Last season, the Jacksonville Jaguars drafted LSU product Leonard Fournette, who broke the 1,000-yard barrier in only 13 games and somehow made underachieving quarterback Blake Bortles look competent in the process as the Jaguars went from 3-13 in 2016 to the AFC South title and and AFC Championship appearance in 2017.
Two bad teams, neither of which had elite quarterbacks, transformed instantly by gifted, physical runners that diversified their offenses and allowed their teams’ wide receivers to shine in the process. Keenum isn’t an elite quarterback by any stretch, but he’s probably better than Bortles and plays a similar style of football to Prescott. Demaryius Thomas and Sanders make for a better receiving duo than either the Cowboys and Jaguars had, as well. Although both the Cowboys and Jaguars had better offensive lines than the Broncos do now, after adding Garret Bolles and Ron Leary (from the Cowboys), they’re finally trending up.
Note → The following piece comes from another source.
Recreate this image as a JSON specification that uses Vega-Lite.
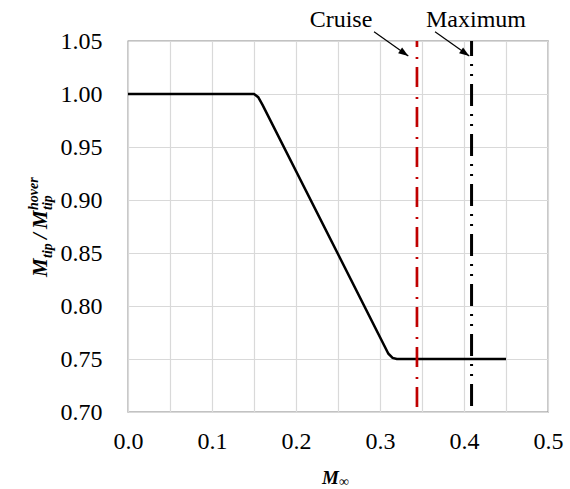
{
  "$schema": "https://vega.github.io/schema/vega-lite/v6.json",
  "width": 420,
  "height": 371,
  "autosize": {"type": "none"},
  "padding": {"left": 128, "top": 41, "right": 22, "bottom": 77},
  "background": "white",
  "config": {
    "font": "Liberation Serif",
    "view": {"stroke": "#868686", "strokeWidth": 1.3},
    "axis": {
      "domain": false,
      "ticks": false,
      "grid": true,
      "gridColor": "#d9d9d9",
      "gridWidth": 1.2,
      "labelFont": "Liberation Serif",
      "labelFontSize": 24,
      "labelColor": "black",
      "title": null
    },
    "text": {"font": "Liberation Serif"}
  },
  "datasets": {
    "curve": [
      {"M": 0.0, "ratio": 1.0},
      {"M": 0.15, "ratio": 1.0},
      {"M": 0.155, "ratio": 0.997},
      {"M": 0.16, "ratio": 0.99},
      {"M": 0.31, "ratio": 0.755},
      {"M": 0.315, "ratio": 0.751},
      {"M": 0.32, "ratio": 0.75},
      {"M": 0.45, "ratio": 0.75}
    ],
    "conditions": [
      {"name": "Cruise", "M": 0.344, "ratio": 0.7},
      {"name": "Cruise", "M": 0.344, "ratio": 1.05},
      {"name": "Maximum", "M": 0.409, "ratio": 0.7},
      {"name": "Maximum", "M": 0.409, "ratio": 1.05}
    ],
    "callouts": [
      {"name": "Cruise", "labelM": 0.2536, "labelR": 1.0632, "M": 0.2929, "ratio": 1.0588, "M2": 0.3337, "ratio2": 1.0358},
      {"name": "Maximum", "labelM": 0.4143, "labelR": 1.0632, "M": 0.3655, "ratio": 1.0588, "M2": 0.4063, "ratio2": 1.0358}
    ],
    "yTitle": [
      {"text": "M", "role": "main", "M": -0.0964, "ratio": 0.8274},
      {"text": "tip", "role": "sub", "M": -0.0905, "ratio": 0.8453},
      {"text": "/", "role": "main", "M": -0.0964, "ratio": 0.8632},
      {"text": "M", "role": "main", "M": -0.0964, "ratio": 0.8726},
      {"text": "tip", "role": "sub", "M": -0.0905, "ratio": 0.8906},
      {"text": "hover", "role": "sup", "M": -0.1071, "ratio": 0.8906}
    ],
    "xTitle": [
      {"text": "M", "role": "main", "M": 0.231, "ratio": 0.6321},
      {"text": "∞", "role": "sub", "M": 0.2512, "ratio": 0.6302}
    ]
  },
  "encoding": {
    "x": {
      "field": "M",
      "type": "quantitative",
      "scale": {"domain": [0, 0.5], "nice": false, "zero": false},
      "axis": {
        "values": [0, 0.05, 0.1, 0.15, 0.2, 0.25, 0.3, 0.35, 0.4, 0.45, 0.5],
        "labelExpr": "round(datum.value * 100) % 10 == 0 ? format(datum.value, '.1f') : ''",
        "labelPadding": 17,
        "labelFlush": false
      }
    },
    "y": {
      "field": "ratio",
      "type": "quantitative",
      "scale": {"domain": [0.7, 1.05], "nice": false, "zero": false},
      "axis": {
        "values": [0.7, 0.75, 0.8, 0.85, 0.9, 0.95, 1.0, 1.05],
        "format": ".2f",
        "labelPadding": 26,
        "labelFlush": false
      }
    }
  },
  "layer": [
    {
      "data": {"name": "curve"},
      "mark": {"type": "line", "color": "black", "strokeWidth": 2.5, "clip": true}
    },
    {
      "data": {"name": "conditions"},
      "transform": [{"filter": "datum.name == 'Cruise'"}],
      "mark": {"type": "line", "color": "#C00000", "strokeWidth": 2.7, "strokeDash": [20, 8, 2, 10], "strokeDashOffset": 35, "strokeCap": "butt"},
      "encoding": {"order": {"field": "ratio", "type": "quantitative"}}
    },
    {
      "data": {"name": "conditions"},
      "transform": [{"filter": "datum.name == 'Maximum'"}],
      "mark": {"type": "line", "color": "black", "strokeWidth": 3, "strokeDash": [22, 8, 2, 8, 2, 8], "strokeDashOffset": 44, "strokeCap": "butt"},
      "encoding": {"order": {"field": "ratio", "type": "quantitative"}}
    },
    {
      "data": {"name": "callouts"},
      "mark": {"type": "rule", "color": "black", "strokeWidth": 1.2},
      "encoding": {
        "x2": {"field": "M2"},
        "y2": {"field": "ratio2"}
      }
    },
    {
      "data": {"name": "callouts"},
      "mark": {"type": "point", "shape": "M0,0L-0.7,2L0.7,2Z", "filled": true, "color": "black", "opacity": 1, "size": 100, "angle": 125},
      "encoding": {
        "x": {"field": "M2", "type": "quantitative"},
        "y": {"field": "ratio2", "type": "quantitative"}
      }
    },
    {
      "data": {"name": "callouts"},
      "mark": {"type": "text", "fontSize": 24, "color": "black", "align": "center", "baseline": "alphabetic"},
      "encoding": {
        "x": {"field": "labelM", "type": "quantitative"},
        "y": {"field": "labelR", "type": "quantitative"},
        "text": {"field": "name"}
      }
    },
    {
      "data": {"name": "yTitle"},
      "transform": [{"filter": "datum.role == 'main'"}],
      "mark": {"type": "text", "fontSize": 21, "fontWeight": "bold", "fontStyle": "italic", "color": "black", "angle": 270, "align": "left", "baseline": "alphabetic"},
      "encoding": {"text": {"field": "text"}}
    },
    {
      "data": {"name": "yTitle"},
      "transform": [{"filter": "datum.role != 'main'"}],
      "mark": {"type": "text", "fontSize": 14, "fontWeight": "bold", "fontStyle": "italic", "color": "black", "angle": 270, "align": "left", "baseline": "alphabetic"},
      "encoding": {"text": {"field": "text"}}
    },
    {
      "data": {"name": "xTitle"},
      "transform": [{"filter": "datum.role == 'main'"}],
      "mark": {"type": "text", "fontSize": 19, "fontWeight": "bold", "fontStyle": "italic", "color": "black", "align": "left", "baseline": "alphabetic"},
      "encoding": {"text": {"field": "text"}}
    },
    {
      "data": {"name": "xTitle"},
      "transform": [{"filter": "datum.role == 'sub'"}],
      "mark": {"type": "text", "fontSize": 14, "color": "black", "align": "left", "baseline": "alphabetic"},
      "encoding": {"text": {"field": "text"}}
    }
  ]
}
The similarities don’t end there. Elliott was picked fourth overall in 2016. Fournette was selected fourth overall in 2017. Barkley is likely to be selected fourth overall in 2018… but the Broncos pick fifth. For now, at least.
The Browns hold both the first and fourth overall picks. They’d like Barkley, but the famous quarterback jersey that used to stand as a monument to hopelessness in a store window near Cleveland’s stadium tells you all you need to know about how foolhardy it would be to let other teams pick their quarterbacks while you settle for the leftovers.
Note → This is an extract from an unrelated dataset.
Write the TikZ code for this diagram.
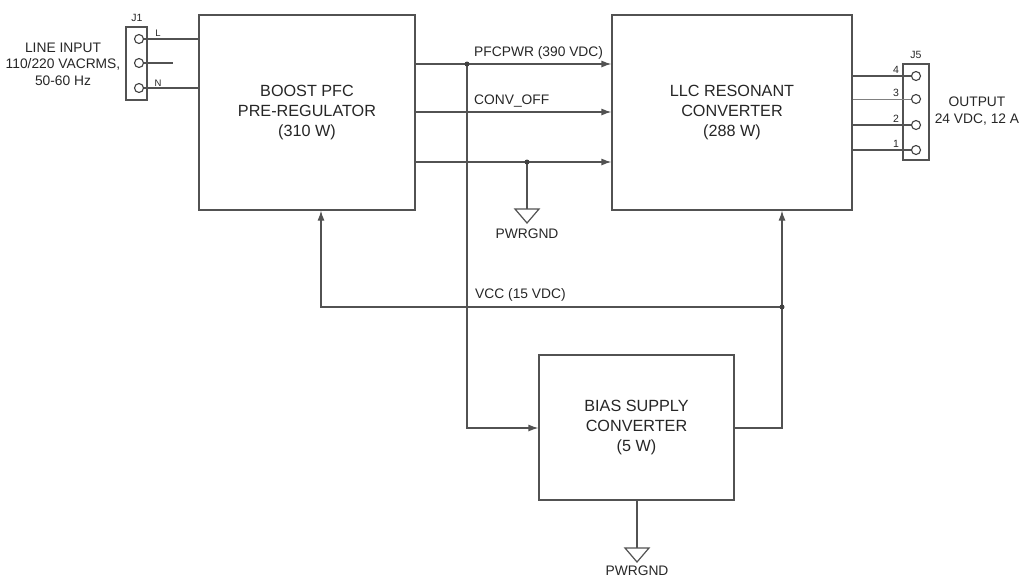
\documentclass[tikz,border=0pt]{standalone}
\usepackage{fontspec}
\setmainfont{Liberation Sans}
\usetikzlibrary{arrows.meta}
\begin{document}
\begin{tikzpicture}[x=1pt,y=-1pt,
  ln/.style={draw=black!68,line width=1.2pt},
  blk/.style={ln,fill=white,align=center,inner sep=0pt,text=black!85,font=\fontsize{16.2}{20}\selectfont},
  arr/.style={ln,-{Latex[length=10pt,width=7pt]}},
  lbl/.style={text=black!85,font=\fontsize{13.8}{16.5}\selectfont,inner sep=0pt},
  sml/.style={text=black!85,font=\fontsize{10.5}{12}\selectfont,inner sep=0pt},
  dotc/.style={circle,fill=black!75,inner sep=0pt,minimum size=5pt},
  pin/.style={circle,draw=black!75,line width=1.1pt,fill=white,inner sep=0pt,minimum size=9pt},
  conn/.style={draw=black!68,line width=1.2pt,inner sep=0pt}
]
\useasboundingbox (0,0) rectangle (1019,579);

% blocks
\node[blk,minimum width=216pt,minimum height=195pt] (boost) at (307,112.5) {BOOST PFC\\PRE-REGULATOR\\(310 W)};
\node[blk,minimum width=240pt,minimum height=195pt] (llc) at (732,112.5) {LLC RESONANT\\CONVERTER\\(288 W)};
\node[blk,minimum width=195pt,minimum height=145pt] (bias) at (636.5,427.5) {BIAS SUPPLY\\CONVERTER\\(5 W)};

% J1 connector
\node[conn,minimum width=21pt,minimum height=73pt] (j1) at (136.5,63.5) {};
\node[pin] (j1a) at (139,39) {};
\node[pin] (j1b) at (139,63) {};
\node[pin] (j1c) at (139,88) {};
\coordinate (j1bend) at (173,63);
\draw[ln] (j1a) -- (boost.west |- j1a);
\draw[ln] (j1b) -- (j1bend);
\draw[ln] (j1c) -- (boost.west |- j1c);
\node[sml] (j1lab) at (137,18) {J1};
\node[sml,font=\fontsize{9.5}{10}\selectfont] (lL) at (158,33) {L};
\node[sml,font=\fontsize{9.5}{10}\selectfont] (lN) at (158,83) {N};
\node[lbl,align=center] (lin) at (63,64) {LINE INPUT\\110/220 VACRMS,\\50-60 Hz};

% J5 connector
\node[conn,minimum width=26pt,minimum height=96pt] (j5) at (916,112) {};
\node[pin] (p4) at (916,76) {};
\node[pin] (p3) at (916,99) {};
\node[pin] (p2) at (916,125) {};
\node[pin] (p1) at (916,150) {};
\draw[ln] (llc.east |- p4) -- (p4);
\draw[ln,draw=black!50,line width=0.8pt] (llc.east |- p3) -- (p3);
\draw[ln] (llc.east |- p2) -- (p2);
\draw[ln] (llc.east |- p1) -- (p1);
\node[sml] (n4) at (896,70) {4};
\node[sml] (n3) at (896,93) {3};
\node[sml] (n2) at (896,119) {2};
\node[sml] (n1) at (896,144) {1};
\node[sml] (j5lab) at (916,55) {J5};
\node[lbl,align=center] (out) at (977,111) {OUTPUT\\24 VDC, 12 A};

% signals between boost and llc
\coordinate (pj) at (467,64);
\coordinate (cj) at (467,112);
\coordinate (gj) at (527,162);
\draw[arr] (boost.east |- pj) -- (llc.west |- pj);
\draw[arr] (boost.east |- cj) -- (llc.west |- cj);
\draw[arr] (boost.east |- gj) -- (llc.west |- gj);
\node[lbl,anchor=west] (pfcl) at (474,53) {PFCPWR (390 VDC)};
\node[lbl,anchor=west] (convl) at (474,101) {CONV\_OFF};

% ground 1
\coordinate (g1) at (527,209);
\draw[ln] (gj) -- (g1);
\draw[ln,line join=miter] (g1) ++(-12,0) -- ++(24,0) -- ++(-12,14) -- cycle;
\node[lbl] (gnd1) at (527,234) {PWRGND};

% PFCPWR to bias
\coordinate (bb) at (467,428);
\draw[arr] (pj) -- (bb) -- (bias.west |- bb);

% bias output to llc and VCC
\coordinate (bo) at (782,428);
\coordinate (vj) at (782,307);
\coordinate (vl) at (321,307);
\draw[arr] (bias.east |- bo) -- (bo) -- (llc.south -| bo);
\draw[arr] (vj) -- (vl) -- (boost.south -| vl);
\node[lbl,anchor=west] (vccl) at (475,295) {VCC (15 VDC)};

% ground 2
\coordinate (g2) at (637,548);
\draw[ln] (bias.south -| g2) -- (g2);
\draw[ln,line join=miter] (g2) ++(-12,0) -- ++(24,0) -- ++(-12,14) -- cycle;
\node[lbl] (gnd2) at (637,571) {PWRGND};

% junction dots
\node[dotc] at (pj) {};
\node[dotc] at (gj) {};
\node[dotc] at (vj) {};
\end{tikzpicture}
\end{document}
@PatMcManamon pic.twitter.com/HTzdTAigNx
— All Day I, Dream About SIX (A.D.I.D.A.S.) (@Sdove56) December 9, 2014
Make no mistake, the Browns will pick a quarterback first overall, and it’ll almost certainly be USC signal-caller Sam Darnold. Returning running back Duke Johnson, Jr. isn’t half-bad either, gaining more than 1,000 combined yards and leading the team in receiving while averaging 4.2 yards per carry; the best number among all of Cleveland’s backs last season. The Browns, unlike the Broncos, don’t expect to make the playoffs immediately as they undertake yet another overhaul. Johnson will do well enough for now, and the Browns would be perfectly happy with Alabama defensive back Minkah Fitzpatrick or N.C. State pass-rusher Bradley Chubb — which is why Elway should trade up one spot with the Browns to select Barkley, landing the one player who could make Elway’s playoff vision an immediate reality. Incumbent halfback C.J. Anderson, who’s been a constant breath of fresh air in the clubhouse over the years, but more of a volume runner, could be dealt for a draft pick to offset one or more that the Broncos would have to include in any deal, saving precious cap space in the process.
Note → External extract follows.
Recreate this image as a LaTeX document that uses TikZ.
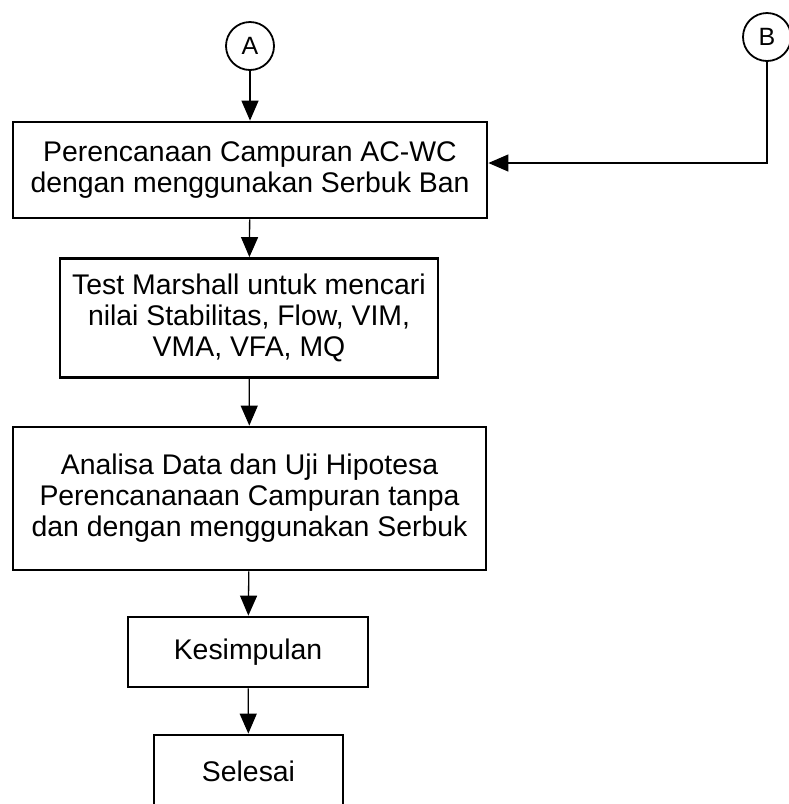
\documentclass[tikz,border=0pt]{standalone}
\usepackage{fontspec}
\setmainfont{Liberation Sans}
\usetikzlibrary{arrows.meta}
\tikzstyle{proc}=[rectangle,draw=black,fill=white,line width=2.8pt,align=center,inner sep=0pt,font=\fontsize{28.4}{31}\selectfont]
\tikzstyle{conn}=[circle,draw=black,fill=white,line width=1.8pt,minimum size=48pt,inner sep=0pt,font=\fontsize{25}{30}\selectfont]
\tikzstyle{arr}=[-{Triangle[length=20pt,width=17pt]},draw=black,line width=1.3pt]
\begin{document}
\begin{tikzpicture}[x=1pt,y=1pt]
        \clip (0,0) rectangle (789,-804);
        \node[conn] (A) at (250,-46) {A};
        \node[conn] (B) at (767,-37) {B};
        \node[proc,minimum width=474pt,minimum height=96pt] (P1) at (250,-170) {Perencanaan Campuran AC-WC\\dengan menggunakan Serbuk Ban};
        \node[proc,minimum width=378pt,minimum height=119pt] (P2) at (249,-318) {Test Marshall untuk mencari\\nilai Stabilitas, Flow, VIM,\\VMA, VFA, MQ};
        \node[proc,minimum width=473pt,minimum height=143pt] (P3) at (249.5,-498.5) {Analisa Data dan Uji Hipotesa\\Perencananaan Campuran tanpa\\dan dengan menggunakan Serbuk};
        \node[proc,minimum width=240pt,minimum height=70pt] (P4) at (248,-652) {Kesimpulan};
        \node[proc,minimum width=189pt,minimum height=72pt] (P5) at (248.5,-771) {Selesai};
        \draw[arr] (A) edge (P1);
        \draw[arr] (P1) edge (P2);
        \draw[arr] (P2) edge (P3);
        \draw[arr] (P3) edge (P4);
        \draw[arr] (P4) edge (P5);
        \draw[arr] (B) |- ([yshift=7pt]P1.east);
      \end{tikzpicture}
\end{document}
Barkley is set to become a father just prior to April’s draft, and the surprisingly mature and dedicated 21-year-old seems ready for that, too. “I give credit to my family, coaches and friends that have kept me in line at school and made sure I didn’t make dumb decisions,” Barkley told Sirius XM’s Alex Marvez in February. “The way I look at it, every team fits me — or I can fit any team — because at the end of the day, you want to adapt to the team and coaches that pick you. I don’t look at myself as a one-dimensional back. I look at myself as a back that can do it all and is going to continue to work and grow in every part of the game. Whatever team drafts me is going to get a person who’s going to try and be the best.”
“The biggest thing I’ve just been thinking about is that my life is going to change in a matter of two months,” Barkley said. “I’m going to be in a new city with a new team living my dream.”
Elway’s dream — and all of Denver’s — is to see their beloved, besieged and beleaguered Broncos back in the playoffs this fall. Their best option sits tantalizingly within reach.
#Barkley4Broncos. Fortune favors the bold.